**What the exercise asks:** Begin with the first line and repeat exactly through the line containing "from matplotlib.colors import"; leave every image out.

**Given material:**
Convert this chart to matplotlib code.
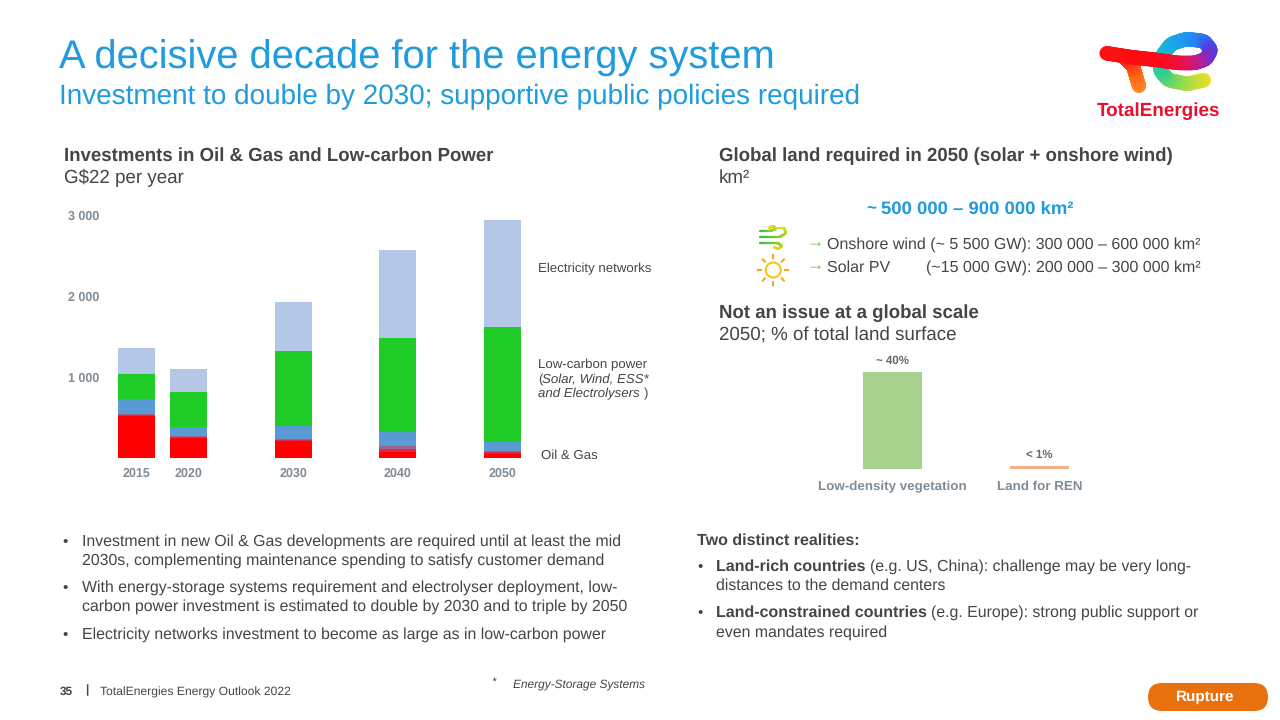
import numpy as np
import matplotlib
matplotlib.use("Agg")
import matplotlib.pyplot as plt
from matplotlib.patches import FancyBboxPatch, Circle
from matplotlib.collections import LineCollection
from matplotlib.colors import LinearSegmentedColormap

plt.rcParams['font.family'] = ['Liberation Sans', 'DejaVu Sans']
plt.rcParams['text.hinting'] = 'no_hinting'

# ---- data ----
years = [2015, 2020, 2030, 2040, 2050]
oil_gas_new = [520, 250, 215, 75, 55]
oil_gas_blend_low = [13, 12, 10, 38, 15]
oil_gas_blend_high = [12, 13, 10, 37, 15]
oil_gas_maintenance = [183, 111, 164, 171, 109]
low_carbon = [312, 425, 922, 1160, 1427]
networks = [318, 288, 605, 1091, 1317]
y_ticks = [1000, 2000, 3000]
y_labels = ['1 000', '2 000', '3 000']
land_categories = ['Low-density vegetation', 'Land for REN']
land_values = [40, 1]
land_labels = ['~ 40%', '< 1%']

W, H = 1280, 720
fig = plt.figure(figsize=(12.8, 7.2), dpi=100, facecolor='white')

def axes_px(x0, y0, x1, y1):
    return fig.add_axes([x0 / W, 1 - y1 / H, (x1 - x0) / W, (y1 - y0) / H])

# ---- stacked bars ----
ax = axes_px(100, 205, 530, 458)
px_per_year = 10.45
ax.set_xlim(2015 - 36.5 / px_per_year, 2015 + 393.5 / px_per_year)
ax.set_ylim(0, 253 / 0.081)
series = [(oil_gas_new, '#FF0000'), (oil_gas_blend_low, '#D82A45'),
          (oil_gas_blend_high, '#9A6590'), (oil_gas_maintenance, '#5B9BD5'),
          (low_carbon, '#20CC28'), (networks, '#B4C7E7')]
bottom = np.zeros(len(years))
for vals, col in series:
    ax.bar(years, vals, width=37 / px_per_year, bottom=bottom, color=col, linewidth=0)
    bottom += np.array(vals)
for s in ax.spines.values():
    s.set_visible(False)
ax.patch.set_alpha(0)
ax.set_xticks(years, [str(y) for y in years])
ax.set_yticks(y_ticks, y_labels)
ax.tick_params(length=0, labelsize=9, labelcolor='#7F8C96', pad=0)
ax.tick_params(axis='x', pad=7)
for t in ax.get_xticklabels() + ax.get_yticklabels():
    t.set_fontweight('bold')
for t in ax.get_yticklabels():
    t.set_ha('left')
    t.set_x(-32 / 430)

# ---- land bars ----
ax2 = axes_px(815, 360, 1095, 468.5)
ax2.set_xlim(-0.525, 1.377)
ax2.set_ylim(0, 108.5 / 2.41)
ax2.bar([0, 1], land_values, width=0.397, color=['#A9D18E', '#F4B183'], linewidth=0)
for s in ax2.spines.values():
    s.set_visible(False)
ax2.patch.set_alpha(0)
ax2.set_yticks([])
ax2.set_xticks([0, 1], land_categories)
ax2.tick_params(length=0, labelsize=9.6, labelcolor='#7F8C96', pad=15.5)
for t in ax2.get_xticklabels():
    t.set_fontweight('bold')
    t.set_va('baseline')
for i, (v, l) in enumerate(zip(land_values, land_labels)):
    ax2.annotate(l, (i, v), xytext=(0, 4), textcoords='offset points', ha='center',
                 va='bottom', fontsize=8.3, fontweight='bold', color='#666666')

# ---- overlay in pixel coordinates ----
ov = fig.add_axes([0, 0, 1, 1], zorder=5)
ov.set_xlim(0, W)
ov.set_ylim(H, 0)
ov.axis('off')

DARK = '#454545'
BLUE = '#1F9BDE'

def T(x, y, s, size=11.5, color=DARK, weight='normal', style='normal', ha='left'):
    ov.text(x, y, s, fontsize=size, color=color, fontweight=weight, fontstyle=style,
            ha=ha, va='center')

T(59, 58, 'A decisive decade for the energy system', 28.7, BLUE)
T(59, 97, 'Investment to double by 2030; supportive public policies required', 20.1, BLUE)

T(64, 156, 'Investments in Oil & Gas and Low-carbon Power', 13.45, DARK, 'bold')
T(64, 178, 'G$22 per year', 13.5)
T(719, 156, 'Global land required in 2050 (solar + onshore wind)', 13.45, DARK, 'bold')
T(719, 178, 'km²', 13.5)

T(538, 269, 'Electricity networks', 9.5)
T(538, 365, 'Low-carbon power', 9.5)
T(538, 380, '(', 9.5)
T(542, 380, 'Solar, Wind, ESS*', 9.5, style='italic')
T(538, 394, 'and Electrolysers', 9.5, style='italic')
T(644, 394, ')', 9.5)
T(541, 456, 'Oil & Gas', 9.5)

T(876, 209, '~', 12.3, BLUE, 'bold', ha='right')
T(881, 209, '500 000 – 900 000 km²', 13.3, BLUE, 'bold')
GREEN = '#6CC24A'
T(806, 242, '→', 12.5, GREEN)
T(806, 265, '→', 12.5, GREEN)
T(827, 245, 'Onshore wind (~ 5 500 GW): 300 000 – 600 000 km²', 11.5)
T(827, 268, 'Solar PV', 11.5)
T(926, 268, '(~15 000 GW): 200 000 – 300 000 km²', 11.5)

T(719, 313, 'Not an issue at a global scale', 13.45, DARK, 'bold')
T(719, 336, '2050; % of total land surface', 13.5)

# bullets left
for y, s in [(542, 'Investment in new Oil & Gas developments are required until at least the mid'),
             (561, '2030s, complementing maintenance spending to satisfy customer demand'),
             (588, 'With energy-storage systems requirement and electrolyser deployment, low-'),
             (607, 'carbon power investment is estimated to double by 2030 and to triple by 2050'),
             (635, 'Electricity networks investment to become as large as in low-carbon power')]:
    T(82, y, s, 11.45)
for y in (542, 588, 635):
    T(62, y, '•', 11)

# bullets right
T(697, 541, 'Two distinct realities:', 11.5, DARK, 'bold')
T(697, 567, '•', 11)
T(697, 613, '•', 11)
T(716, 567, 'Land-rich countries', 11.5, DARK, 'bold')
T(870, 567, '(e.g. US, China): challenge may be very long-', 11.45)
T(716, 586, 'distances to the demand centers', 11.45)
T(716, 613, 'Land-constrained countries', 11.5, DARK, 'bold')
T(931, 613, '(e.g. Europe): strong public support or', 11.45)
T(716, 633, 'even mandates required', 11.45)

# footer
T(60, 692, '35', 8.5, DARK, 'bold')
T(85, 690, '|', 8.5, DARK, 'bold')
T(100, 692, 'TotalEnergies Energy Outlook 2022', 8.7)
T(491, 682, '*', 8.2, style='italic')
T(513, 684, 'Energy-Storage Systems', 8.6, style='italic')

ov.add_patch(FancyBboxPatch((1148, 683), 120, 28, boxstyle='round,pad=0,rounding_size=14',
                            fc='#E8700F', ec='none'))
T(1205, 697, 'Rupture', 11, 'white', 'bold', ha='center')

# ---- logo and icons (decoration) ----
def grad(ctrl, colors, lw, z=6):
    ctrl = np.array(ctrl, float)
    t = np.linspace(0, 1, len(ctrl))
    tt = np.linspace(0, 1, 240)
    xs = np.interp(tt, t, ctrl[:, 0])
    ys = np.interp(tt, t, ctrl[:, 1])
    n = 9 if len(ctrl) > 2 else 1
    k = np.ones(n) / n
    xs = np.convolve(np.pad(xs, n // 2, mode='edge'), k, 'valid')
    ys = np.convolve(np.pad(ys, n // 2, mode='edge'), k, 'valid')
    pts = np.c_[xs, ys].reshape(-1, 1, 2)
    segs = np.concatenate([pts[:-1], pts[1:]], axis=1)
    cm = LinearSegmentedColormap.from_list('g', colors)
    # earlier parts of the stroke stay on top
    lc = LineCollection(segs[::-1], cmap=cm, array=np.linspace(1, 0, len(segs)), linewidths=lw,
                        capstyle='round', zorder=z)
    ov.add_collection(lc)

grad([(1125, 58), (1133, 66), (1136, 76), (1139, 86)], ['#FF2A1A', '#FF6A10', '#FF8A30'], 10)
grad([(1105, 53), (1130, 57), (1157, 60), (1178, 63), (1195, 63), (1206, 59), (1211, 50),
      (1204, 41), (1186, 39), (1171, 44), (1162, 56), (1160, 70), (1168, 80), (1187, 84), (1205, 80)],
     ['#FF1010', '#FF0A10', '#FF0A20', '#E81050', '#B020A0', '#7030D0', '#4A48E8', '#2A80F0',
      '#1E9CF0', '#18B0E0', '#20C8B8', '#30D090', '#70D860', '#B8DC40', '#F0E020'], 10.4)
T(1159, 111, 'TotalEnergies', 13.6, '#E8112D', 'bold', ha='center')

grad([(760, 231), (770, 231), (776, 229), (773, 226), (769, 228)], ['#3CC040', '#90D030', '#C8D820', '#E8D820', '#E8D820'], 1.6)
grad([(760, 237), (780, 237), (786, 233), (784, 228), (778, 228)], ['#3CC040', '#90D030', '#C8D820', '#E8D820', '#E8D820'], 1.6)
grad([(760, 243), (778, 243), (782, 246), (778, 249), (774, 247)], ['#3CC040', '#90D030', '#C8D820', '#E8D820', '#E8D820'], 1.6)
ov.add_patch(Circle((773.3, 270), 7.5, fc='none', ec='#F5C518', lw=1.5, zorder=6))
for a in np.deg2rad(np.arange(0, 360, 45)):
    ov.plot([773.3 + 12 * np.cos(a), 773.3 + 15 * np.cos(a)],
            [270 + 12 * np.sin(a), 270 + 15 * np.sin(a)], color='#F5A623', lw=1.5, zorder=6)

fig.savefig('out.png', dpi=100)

**Reply to the exercise:**
Convert this chart to matplotlib code.
import numpy as np
import matplotlib
matplotlib.use("Agg")
import matplotlib.pyplot as plt
from matplotlib.patches import FancyBboxPatch, Circle
from matplotlib.collections import LineCollection
from matplotlib.colors import LinearSegmentedColormap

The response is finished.